Abstract

Univariate regression models have rich literature for counting data. However, this is not the case for multivariate count data. Therefore, we present the Multivariate Generalized Linear Mixed Models framework that deals with a multivariate set of responses, measuring the correlation between them through random effects that follows a multivariate normal distribution. This model is based on a GLMM with a random intercept and the estimation process remains the same as a standard GLMM with random effects integrated out via Laplace approximation. We efficiently implemented this model through the TMB package available in R. We used Poisson, negative binomial (NB), and COM-Poisson distributions. To assess the estimator properties, we conducted a simulation study considering four different sample sizes and three different correlation values for each distribution. We achieved unbiased and consistent estimators for Poisson and NB distributions; for COM-Poisson estimators were consistent, but biased, especially for dispersion, variance, and correlation parameter estimators. These models were applied to two datasets.

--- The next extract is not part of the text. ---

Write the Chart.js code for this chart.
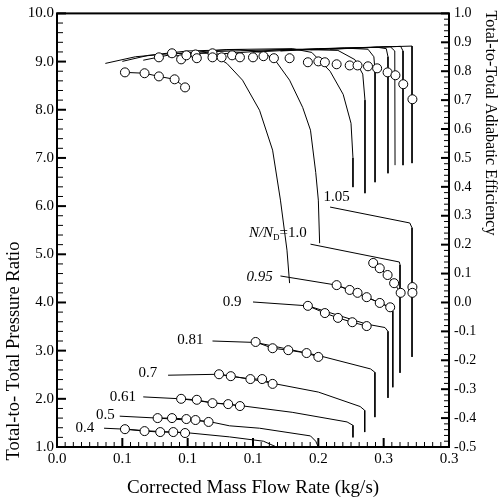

The first concerns a sample from 30 different sites collected in Australia where the number of times each one of the 41 different ant species was registered; which results in an impressive 820 variance-covariance and 41 dispersion parameters are estimated simultaneously, let alone the regression parameters. The second is from the Australia Health Survey with 5 response variables and 5190 respondents. These datasets can be considered overdispersed by the generalized dispersion index. The COM-Poisson model overcame the other two competitors considering three goodness-of-fit indexes, AIC, BIC, and maximized log-likelihood values. As a result, it estimated parameters with smaller standard errors and a greater number of significant correlation coefficients. Therefore, the proposed model is capable of dealing with multivariate count data, either under- equi- or overdispersed responses, and measuring any kind of correlation between them taking into account the effects of the covariates.